• **THE TASK**
Quote every line as written. Omit pictures.

• **GIVEN DATA**

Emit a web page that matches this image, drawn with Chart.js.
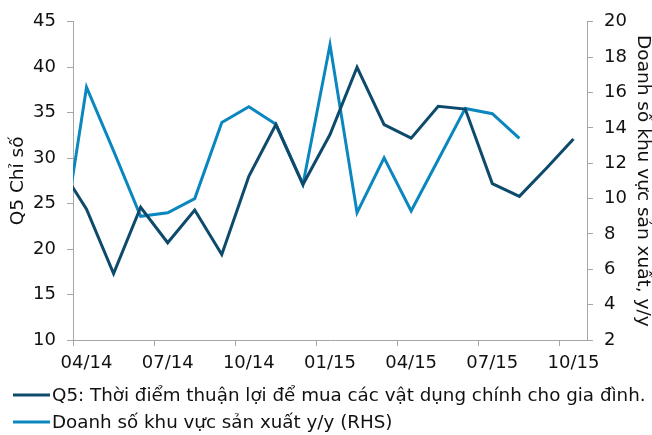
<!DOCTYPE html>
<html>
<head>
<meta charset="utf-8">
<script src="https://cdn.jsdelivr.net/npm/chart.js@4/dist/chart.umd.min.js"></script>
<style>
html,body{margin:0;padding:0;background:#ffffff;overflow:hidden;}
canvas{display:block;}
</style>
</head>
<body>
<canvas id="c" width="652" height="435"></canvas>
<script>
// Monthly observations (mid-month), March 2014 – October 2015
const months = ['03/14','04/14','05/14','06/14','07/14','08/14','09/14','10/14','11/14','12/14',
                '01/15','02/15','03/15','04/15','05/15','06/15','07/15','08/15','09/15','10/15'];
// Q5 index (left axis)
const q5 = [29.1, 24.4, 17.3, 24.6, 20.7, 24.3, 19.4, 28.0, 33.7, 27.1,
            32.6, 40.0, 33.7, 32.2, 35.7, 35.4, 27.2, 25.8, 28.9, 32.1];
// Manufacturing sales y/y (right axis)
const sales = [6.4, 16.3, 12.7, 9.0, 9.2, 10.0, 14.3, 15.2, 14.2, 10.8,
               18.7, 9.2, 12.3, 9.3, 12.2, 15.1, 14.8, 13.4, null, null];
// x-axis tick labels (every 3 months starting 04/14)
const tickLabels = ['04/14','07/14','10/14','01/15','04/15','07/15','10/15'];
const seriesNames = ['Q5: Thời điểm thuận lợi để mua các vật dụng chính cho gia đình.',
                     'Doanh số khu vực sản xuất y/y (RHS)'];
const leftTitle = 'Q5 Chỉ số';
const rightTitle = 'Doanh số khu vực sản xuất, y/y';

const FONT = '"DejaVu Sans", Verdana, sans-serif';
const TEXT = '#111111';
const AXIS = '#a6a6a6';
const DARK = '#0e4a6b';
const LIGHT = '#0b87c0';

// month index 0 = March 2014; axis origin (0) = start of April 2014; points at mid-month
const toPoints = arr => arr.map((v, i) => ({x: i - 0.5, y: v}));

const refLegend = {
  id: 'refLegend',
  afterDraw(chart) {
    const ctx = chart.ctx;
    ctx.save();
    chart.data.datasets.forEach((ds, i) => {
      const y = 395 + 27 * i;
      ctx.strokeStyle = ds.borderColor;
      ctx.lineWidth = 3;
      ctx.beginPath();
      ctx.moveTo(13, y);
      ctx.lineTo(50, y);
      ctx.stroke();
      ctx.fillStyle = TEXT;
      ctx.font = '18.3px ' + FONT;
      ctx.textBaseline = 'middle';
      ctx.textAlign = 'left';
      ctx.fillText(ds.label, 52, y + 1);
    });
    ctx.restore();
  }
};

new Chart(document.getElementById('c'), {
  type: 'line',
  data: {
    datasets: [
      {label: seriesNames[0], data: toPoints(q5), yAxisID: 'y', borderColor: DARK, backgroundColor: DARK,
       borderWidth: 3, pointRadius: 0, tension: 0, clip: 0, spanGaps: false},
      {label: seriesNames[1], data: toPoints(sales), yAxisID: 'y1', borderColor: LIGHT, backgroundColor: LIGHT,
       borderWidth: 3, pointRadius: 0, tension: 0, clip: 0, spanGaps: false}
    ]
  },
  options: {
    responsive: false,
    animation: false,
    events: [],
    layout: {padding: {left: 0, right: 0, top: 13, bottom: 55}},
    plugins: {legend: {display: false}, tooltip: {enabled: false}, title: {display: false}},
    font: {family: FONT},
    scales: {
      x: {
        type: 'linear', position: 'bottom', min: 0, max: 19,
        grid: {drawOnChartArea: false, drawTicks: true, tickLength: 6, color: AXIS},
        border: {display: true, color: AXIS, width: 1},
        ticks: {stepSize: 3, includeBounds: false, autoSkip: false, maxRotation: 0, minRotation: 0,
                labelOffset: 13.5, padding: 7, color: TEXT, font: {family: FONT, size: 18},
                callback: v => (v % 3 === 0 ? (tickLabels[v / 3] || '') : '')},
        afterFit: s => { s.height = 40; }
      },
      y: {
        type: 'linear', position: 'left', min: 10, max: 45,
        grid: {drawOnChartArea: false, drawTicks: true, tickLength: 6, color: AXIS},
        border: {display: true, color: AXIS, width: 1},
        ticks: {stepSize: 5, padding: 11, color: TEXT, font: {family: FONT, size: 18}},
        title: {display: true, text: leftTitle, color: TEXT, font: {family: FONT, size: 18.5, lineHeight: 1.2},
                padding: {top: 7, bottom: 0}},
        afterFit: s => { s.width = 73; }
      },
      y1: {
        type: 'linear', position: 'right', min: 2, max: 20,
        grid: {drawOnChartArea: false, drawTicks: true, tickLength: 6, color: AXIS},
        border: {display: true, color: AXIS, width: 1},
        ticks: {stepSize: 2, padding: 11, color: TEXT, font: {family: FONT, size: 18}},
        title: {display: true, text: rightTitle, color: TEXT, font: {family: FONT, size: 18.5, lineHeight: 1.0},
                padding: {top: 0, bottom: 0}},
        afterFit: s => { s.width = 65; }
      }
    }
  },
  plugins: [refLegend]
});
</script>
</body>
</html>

• **THE COMPLETED TASK**
Emit a web page that matches this image, drawn with Chart.js.
<!DOCTYPE html>
<html>
<head>
<meta charset="utf-8">
<script src="https://cdn.jsdelivr.net/npm/chart.js@4/dist/chart.umd.min.js"></script>
<style>
html,body{margin:0;padding:0;background:#ffffff;overflow:hidden;}
canvas{display:block;}
</style>
</head>
<body>
<canvas id="c" width="652" height="435"></canvas>
<script>
// Monthly observations (mid-month), March 2014 – October 2015
const months = ['03/14','04/14','05/14','06/14','07/14','08/14','09/14','10/14','11/14','12/14',
                '01/15','02/15','03/15','04/15','05/15','06/15','07/15','08/15','09/15','10/15'];
// Q5 index (left axis)
const q5 = [29.1, 24.4, 17.3, 24.6, 20.7, 24.3, 19.4, 28.0, 33.7, 27.1,
            32.6, 40.0, 33.7, 32.2, 35.7, 35.4, 27.2, 25.8, 28.9, 32.1];
// Manufacturing sales y/y (right axis)
const sales = [6.4, 16.3, 12.7, 9.0, 9.2, 10.0, 14.3, 15.2, 14.2, 10.8,
               18.7, 9.2, 12.3, 9.3, 12.2, 15.1, 14.8, 13.4, null, null];
// x-axis tick labels (every 3 months starting 04/14)
const tickLabels = ['04/14','07/14','10/14','01/15','04/15','07/15','10/15'];
const seriesNames = ['Q5: Thời điểm thuận lợi để mua các vật dụng chính cho gia đình.',
                     'Doanh số khu vực sản xuất y/y (RHS)'];
const leftTitle = 'Q5 Chỉ số';
const rightTitle = 'Doanh số khu vực sản xuất, y/y';

const FONT = '"DejaVu Sans", Verdana, sans-serif';
const TEXT = '#111111';
const AXIS = '#a6a6a6';
const DARK = '#0e4a6b';
const LIGHT = '#0b87c0';

// month index 0 = March 2014; axis origin (0) = start of April 2014; points at mid-month
const toPoints = arr => arr.map((v, i) => ({x: i - 0.5, y: v}));

const refLegend = {
  id: 'refLegend',
  afterDraw(chart) {
    const ctx = chart.ctx;
    ctx.save();
    chart.data.datasets.forEach((ds, i) => {
      const y = 395 + 27 * i;
      ctx.strokeStyle = ds.borderColor;
      ctx.lineWidth = 3;
      ctx.beginPath();
      ctx.moveTo(13, y);
      ctx.lineTo(50, y);
      ctx.stroke();
      ctx.fillStyle = TEXT;
      ctx.font = '18.3px ' + FONT;
      ctx.textBaseline = 'middle';
      ctx.textAlign = 'left';
      ctx.fillText(ds.label, 52, y + 1);
    });
    ctx.restore();
  }
};

new Chart(document.getElementById('c'), {
  type: 'line',
  data: {
    datasets: [
      {label: seriesNames[0], data: toPoints(q5), yAxisID: 'y', borderColor: DARK, backgroundColor: DARK,
       borderWidth: 3, pointRadius: 0, tension: 0, clip: 0, spanGaps: false},
      {label: seriesNames[1], data: toPoints(sales), yAxisID: 'y1', borderColor: LIGHT, backgroundColor: LIGHT,
       borderWidth: 3, pointRadius: 0, tension: 0, clip: 0, spanGaps: false}
    ]
  },
  options: {
    responsive: false,
    animation: false,
    events: [],
    layout: {padding: {left: 0, right: 0, top: 13, bottom: 55}},
    plugins: {legend: {display: false}, tooltip: {enabled: false}, title: {display: false}},
    font: {family: FONT},
    scales: {
      x: {
        type: 'linear', position: 'bottom', min: 0, max: 19,
        grid: {drawOnChartArea: false, drawTicks: true, tickLength: 6, color: AXIS},
        border: {display: true, color: AXIS, width: 1},
        ticks: {stepSize: 3, includeBounds: false, autoSkip: false, maxRotation: 0, minRotation: 0,
                labelOffset: 13.5, padding: 7, color: TEXT, font: {family: FONT, size: 18},
                callback: v => (v % 3 === 0 ? (tickLabels[v / 3] || '') : '')},
        afterFit: s => { s.height = 40; }
      },
      y: {
        type: 'linear', position: 'left', min: 10, max: 45,
        grid: {drawOnChartArea: false, drawTicks: true, tickLength: 6, color: AXIS},
        border: {display: true, color: AXIS, width: 1},
        ticks: {stepSize: 5, padding: 11, color: TEXT, font: {family: FONT, size: 18}},
        title: {display: true, text: leftTitle, color: TEXT, font: {family: FONT, size: 18.5, lineHeight: 1.2},
                padding: {top: 7, bottom: 0}},
        afterFit: s => { s.width = 73; }
      },
      y1: {
        type: 'linear', position: 'right', min: 2, max: 20,
        grid: {drawOnChartArea: false, drawTicks: true, tickLength: 6, color: AXIS},
        border: {display: true, color: AXIS, width: 1},
        ticks: {stepSize: 2, padding: 11, color: TEXT, font: {family: FONT, size: 18}},
        title: {display: true, text: rightTitle, color: TEXT, font: {family: FONT, size: 18.5, lineHeight: 1.0},
                padding: {top: 0, bottom: 0}},
        afterFit: s => { s.width = 65; }
      }
    }
  },
  plugins: [refLegend]
});
</script>
</body>
</html>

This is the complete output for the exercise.